Table schemas for asynchronous embedding generation
Let’s draw some potential concrete schema options from the example above. One option is to store the abstract and a single embedding column in the same table with corresponding indexes.
Another option is to generate multiple vector embeddings from multiple columns.
When generating embeddings asynchronously, both designs are suboptimal for vector search - they will result in higher disk IO and unnecessary index writes.
Below is a more efficient design:
We have moved every indexed and asynchronously updated column into a separate table with a primary key foreign key reference to our data table.
How table schema affects update efficiency
We need some background on how data versioning and indexes work in Postgres to understand the difference.
In Postgres, each row is associated with a unique ID. When a new row is added to the table, its ID is inserted into all relevant table indexes for fast retrieval.
Postgres does not perform in-place updates. Instead, when a row is updated, a new version of the row is inserted into the table with the updated column value(s), and the old row is marked as deleted. For all unchanged columns, the same values are copied over from the previous version of the row. This means that multiple versions of the same row may be alive at any given time.
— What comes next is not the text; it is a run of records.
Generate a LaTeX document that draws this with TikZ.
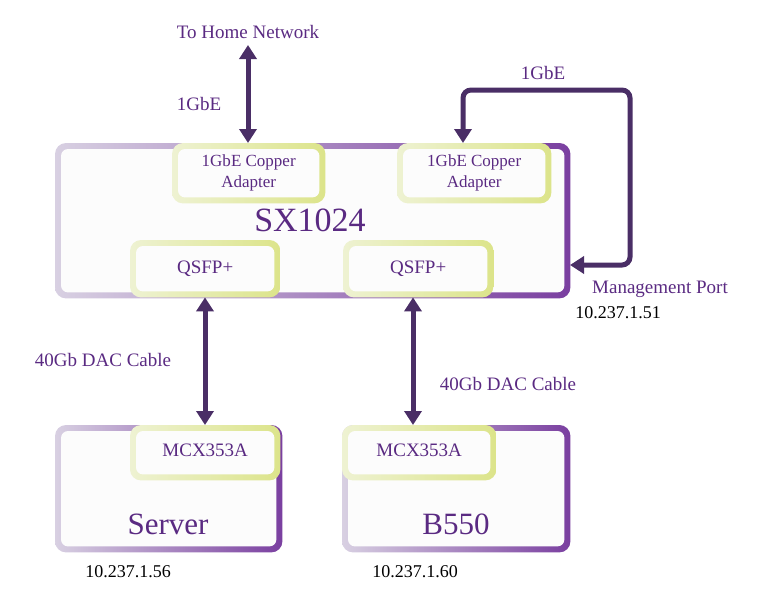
\documentclass[tikz,border=0pt]{standalone}
\usepackage{fontspec}
\setmainfont{Liberation Serif}
\usetikzlibrary{arrows.meta,calc,positioning}
\definecolor{Grape}{HTML}{5A2A82}
\definecolor{Plum}{HTML}{4A2E66}
\definecolor{Lilac}{HTML}{D8D0E2}
\definecolor{Violet}{HTML}{7A3FA0}
\definecolor{PaleLime}{HTML}{EEF2D2}
\definecolor{Lime}{HTML}{DCE48A}
\newcommand{\gbox}[3]{%
  \shade[left color=#2,right color=#3,rounded corners=11pt]
    (#1.south west) rectangle (#1.north east);
  \fill[white!98!gray,rounded corners=7pt]
    ($(#1.south west)+(6,-6)$) rectangle ($(#1.north east)+(-6,6)$);}
\tikzset{
  box/.style={inner sep=0pt,anchor=north west},
  lbl/.style={text=Grape,font=\fontsize{19}{19}\selectfont,align=center},
  ip/.style={text=black,font=\fontsize{18}{18}\selectfont},
  link/.style={draw=Plum,line width=5pt,{Triangle[length=14pt,width=17pt]}-{Triangle[length=14pt,width=17pt]}},
}
\begin{document}
\begin{tikzpicture}[x=1pt,y=-1pt]
  \useasboundingbox (0,0) rectangle (767,600);
  % boxes
  \node[box,minimum width=515pt,minimum height=155pt] (sw) at (55,143) {};
  \node[box,minimum width=153pt,minimum height=60pt] (ad1) at (172,143) {};
  \node[box,minimum width=154pt,minimum height=60pt] (ad2) at (397,143) {};
  \node[box,minimum width=150pt,minimum height=57pt] (q1) at (130,240) {};
  \node[box,minimum width=150pt,minimum height=57pt] (q2) at (343,240) {};
  \node[box,minimum width=227pt,minimum height=127pt] (srv) at (55,425) {};
  \node[box,minimum width=228pt,minimum height=127pt] (b550) at (342,425) {};
  \node[box,minimum width=150pt,minimum height=55pt] (m1) at (130,425) {};
  \node[box,minimum width=154pt,minimum height=55pt] (m2) at (342,425) {};
  \gbox{sw}{Lilac}{Violet}
  \gbox{srv}{Lilac}{Violet}
  \gbox{b550}{Lilac}{Violet}
  \foreach \b in {ad1,ad2,q1,q2,m1,m2}{\gbox{\b}{PaleLime}{Lime}}
  % texts
  \node[lbl,font=\fontsize{17}{21}\selectfont] at (ad1) {1GbE Copper\\Adapter};
  \node[lbl,font=\fontsize{17}{21}\selectfont] at (ad2) {1GbE Copper\\Adapter};
  \node[lbl] at (q1) {QSFP+};
  \node[lbl] at (q2) {QSFP+};
  \node[lbl] at ($(m1)+(0,-2)$) {MCX353A};
  \node[lbl] at ($(m2)+(0,-2)$) {MCX353A};
  \node[lbl,font=\fontsize{34}{34}\selectfont] at (310,220) {SX1024};
  \node[lbl,font=\fontsize{31}{31}\selectfont] at (168,524) {Server};
  \node[lbl,font=\fontsize{31}{31}\selectfont] at (456,524) {B550};
  % links
  \node[lbl] (home) at (248,32) {To Home Network};
  \coordinate (up) at (248,45);
  \coordinate (port) at (570,265);
  \draw[link] (up) -- (ad1.north -| up);
  \draw[link] (q1.south -| 205,0) -- (srv.north -| 205,0);
  \draw[link] (q2.south -| 413,0) -- (b550.north -| 413,0);
  \draw[link,rounded corners=8pt] (ad2.north -| 463,0) -- (463,90) -- (630,90)
    -- (630,265) -- (port);
  \node[lbl] at (199,104) {1GbE};
  \node[lbl] at (543,73) {1GbE};
  \node[lbl] at (103,360) {40Gb DAC Cable};
  \node[lbl] at (508,384) {40Gb DAC Cable};
  \node[lbl] at (660,289) {Management Port};
  \node[ip] at (618,313) {10.237.1.51};
  \node[ip] at (128,572) {10.237.1.56};
  \node[ip] at (415,572) {10.237.1.60};
\end{tikzpicture}
\end{document}
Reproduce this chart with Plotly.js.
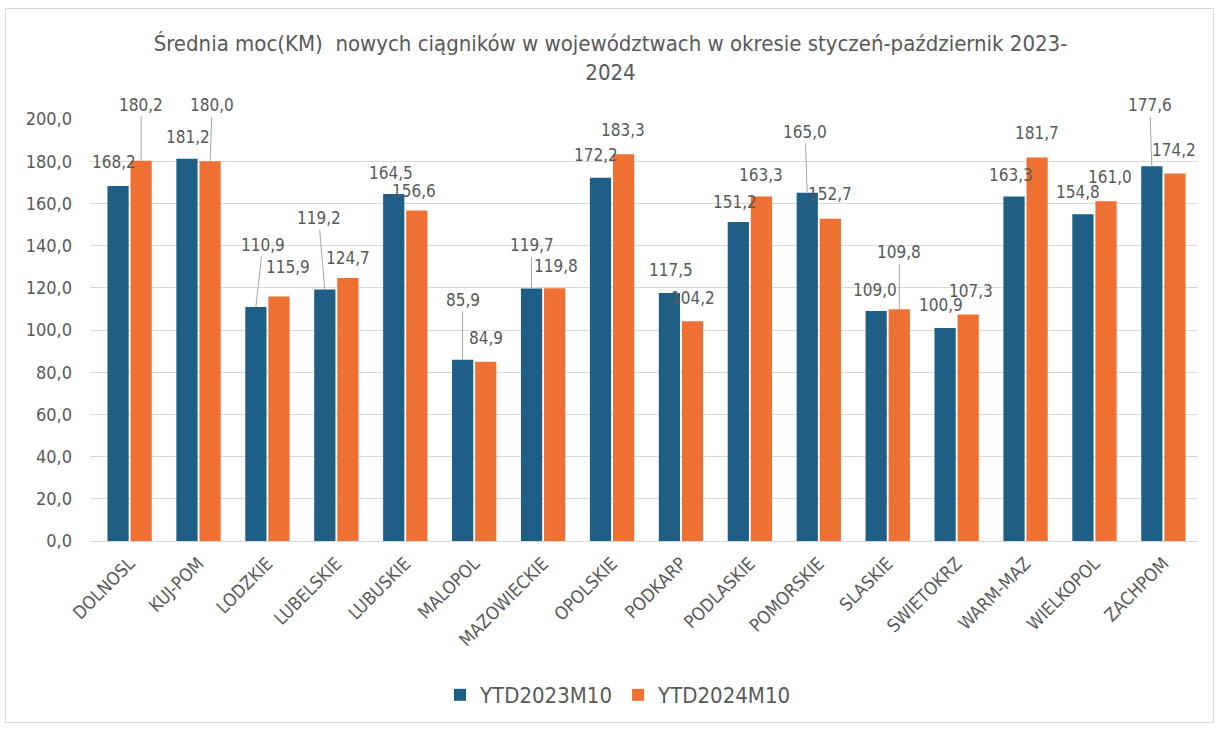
<!DOCTYPE html>
<html>
<head>
<meta charset="utf-8">
<script src="https://cdn.plot.ly/plotly-3.0.1.min.js"></script>
<style>
  html, body { margin: 0; padding: 0; background: #fff; }
  #chart { width: 1221px; height: 731px; }
  #frame { position: absolute; left: 5px; top: 8px; width: 1207px; height: 713px; border: 1px solid #d9d9d9; pointer-events: none; }
</style>
</head>
<body>
<div id="chart"></div>
<div id="frame"></div>
<script>
const categories = ["DOLNOSL","KUJ-POM","LODZKIE","LUBELSKIE","LUBUSKIE","MALOPOL","MAZOWIECKIE","OPOLSKIE","PODKARP","PODLASKIE","POMORSKIE","SLASKIE","SWIETOKRZ","WARM-MAZ","WIELKOPOL","ZACHPOM"];
const ytd2023 = [168.2,181.2,110.9,119.2,164.5,85.9,119.7,172.2,117.5,151.2,165.0,109.0,100.9,163.3,154.8,177.6];
const ytd2024 = [180.2,180.0,115.9,124.7,156.6,84.9,119.8,183.3,104.2,163.3,152.7,109.8,107.3,181.7,161.0,174.2];
const seriesNames = ["YTD2023M10","YTD2024M10"];

// label placement (pixel offsets from bar top) and whether a leader line is drawn
const labelPos2023 = [[-4,-24,0],[1,-22,0],[7,-62,1],[-6,-71,1],[-3,-21,0],[0,-60,1],[0,-43,1],[-4,-23,0],[2,-23,0],[-3,-20,0],[-2,-61,1],[-1,-21,0],[-4,-23,0],[-3,-21,0],[-5,-22,0],[-2,-61,1]];
const labelPos2024 = [[0,-56,1],[2,-56,1],[9,-29,0],[0,-20,0],[-3,-20,0],[0,-24,0],[1,-22,0],[-1,-24,0],[0,-23,0],[0,-21,0],[0,-25,0],[0,-57,1],[3,-24,0],[0,-25,0],[4,-24,0],[-1,-23,0]];

const FONT = '"Liberation Sans Narrow", "DejaVu Sans Condensed", "Liberation Sans", sans-serif';
const TXT = '#595959';
const BLUE = '#1f5f86';
const ORANGE = '#ee7133';

const fmt = v => v.toFixed(1).replace('.', ',');

const traces = [
  { type: 'bar', name: seriesNames[0], x: categories, y: ytd2023, marker: { color: BLUE }, hoverinfo: 'skip' },
  { type: 'bar', name: seriesNames[1], x: categories, y: ytd2024, marker: { color: ORANGE }, hoverinfo: 'skip' }
];

const annotations = [];
function addLabels(vals, pos, shift) {
  vals.forEach((v, i) => {
    const p = pos[i];
    annotations.push({
      x: categories[i], y: v, xref: 'x', yref: 'y', xshift: shift,
      text: fmt(v), showarrow: true, ax: p[0], ay: p[1],
      arrowhead: 0, arrowwidth: 1, standoff: 0, startstandoff: 0,
      arrowcolor: p[2] ? '#a6a6a6' : 'rgba(0,0,0,0)',
      font: { family: FONT, size: 17, color: TXT }
    });
  });
}
addLabels(ytd2023, labelPos2023, -11.6);
addLabels(ytd2024, labelPos2024, 11.6);

const layout = {
  width: 1221, height: 731,
  margin: { l: 90, r: 23, t: 119, b: 190 },
  paper_bgcolor: '#fff', plot_bgcolor: '#fff',
  separators: ', ',
  font: { family: FONT, color: TXT, size: 15 },
  title: {
    text: 'Średnia moc(KM)  nowych ciągników w województwach w okresie styczeń-październik 2023-<br>2024',
    font: { family: FONT, size: 22, color: TXT },
    x: 0.5, xanchor: 'center', y: 0.93, yanchor: 'top'
  },
  barmode: 'group', bargap: 0.33, bargroupgap: 0.08,
  xaxis: {
    type: 'category', tickangle: -45, showgrid: false,
    showline: true, linecolor: '#d9d9d9', linewidth: 1,
    ticks: '', tickfont: { family: FONT, size: 18, color: TXT }, ticklabelstandoff: 4
  },
  yaxis: {
    range: [0, 200], dtick: 20, tickformat: '.1f',
    showgrid: true, gridcolor: '#d9d9d9', gridwidth: 1,
    zeroline: true, zerolinecolor: '#d9d9d9', showline: false,
    ticks: '', ticklen: 0, tickfont: { family: FONT, size: 18, color: TXT }, ticklabelstandoff: 17
  },
  showlegend: true,
  legend: {
    orientation: 'h', x: 0.477, xanchor: 'center', y: -0.365, yanchor: 'middle',
    font: { family: FONT, size: 22, color: TXT }, itemwidth: 30, traceorder: 'normal'
  },
  annotations: annotations
};

Plotly.newPlot('chart', traces, layout, { displayModeBar: false, staticPlot: true });
</script>
</body>
</html>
When a row is updated, the new version of the row must be updated in all table indexes. However, Postgres has an optimization called heap-only tuple (HOT) that allows it to skip index reinsertions if there are no indexes on the updated columns. For example, if section_1
in the table above is updated, the GIN index will not be updated.
This optimization means we do not need to move section_1
to a separate table, like we did with the indexed columns - Due to HOT, updates to section_1
will always be in place and will not update the indexes.
However, this optimization does not work when there is an index on the updated column.
In the original schema design, when we asynchronously generate the embedding, we create a new row, and both GIN and HNSW indexes must be updated. This results in redundant work - only one column was updated, but we did the extra work of reinserting the same thing into another index.
In the latter design, updated rows also generate new row versions on the table and have to be inserted into all indexes of the table. However, crucially, we have only one index per updated column, which is more efficient.
Experimental analysis
We can use WAL measurements as described in the previous blog post to analyze their actual impact.
In one scenario, let’s create a wide table with two indexed vector columns:
CREATE TABLE papers(id bigserial PRIMARY KEY, t1 text, t2 text, v1 real[1536], v2 real[1536]);
CREATE INDEX v1_papers ON papers using hnsw((v1::vector(1536)) vector_cosine_ops) WITH (M=16, ef_construction = 100);
CREATE INDEX v2_papers ON papers using hnsw((v2::vector(1536)) vector_cosine_ops) WITH (M=16, ef_construction = 100);
We then insert 10,000 rows into the t1
and t2
columns and asynchronously update the v1
and v2
embeddings. (For the full code, see here.)
In another scenario, let’s instead create separate embedding tables for each embedding column that reference the id of the papers table
CREATE TABLE papers(id bigserial PRIMARY KEY, t1 text, t2 text)
#optionally, create a gin index on one of the text columns
#CREATE INDEX t_gin ON a using gin(to_tsvector(\'english\', t))
CREATE TABLE embeddings1(papers_id bigint PRIMARY KEY REFERENCES papers(id), v real[1536])
CREATE TABLE embeddings2(papers_id bigint PRIMARY KEY REFERENCES papers(id), v real[1536])
# create vector index on the table
CREATE INDEX embeddings1_v ON embeddings1 using hnsw((v::vector(1536)) vector_cosine_ops) WITH (M=16, ef_construction = 100)
CREATE INDEX embeddings2_v ON embeddings2 using hnsw((v::vector(1536)) vector_cosine_ops) WITH (M=16, ef_construction = 100)
Inserting 10000 rows into the first table takes ~70% longer and generates 35% more WAL.
Does our proposed design make queries more complex?
No, you can create a view over the underlying tables and leave application queries as is by querying this view instead of the underlying tables.
CREATE VIEW content_and_embeddings AS SELECT a.*, embeddings.v AS v1, embeddings2.v AS v2 FROM a JOIN embeddings ON i = a_id JOIN embeddings2 ON i = embeddings2.a_id;
View "public.content_and_embeddings"
Column | Type | Collation | Nullable | Default
--------+--------+-----------+----------+---------
i | bigint | | |
t | text | | |
t2 | text | | |
v1 | real[] | | |
v2 | real[] | | |
Does Lantern help?
With Lantern, the situation is even simpler since we take care of asynchronous embedding generation and keep your embeddings up to date. You only need to interact with your main data table and query the view defined above.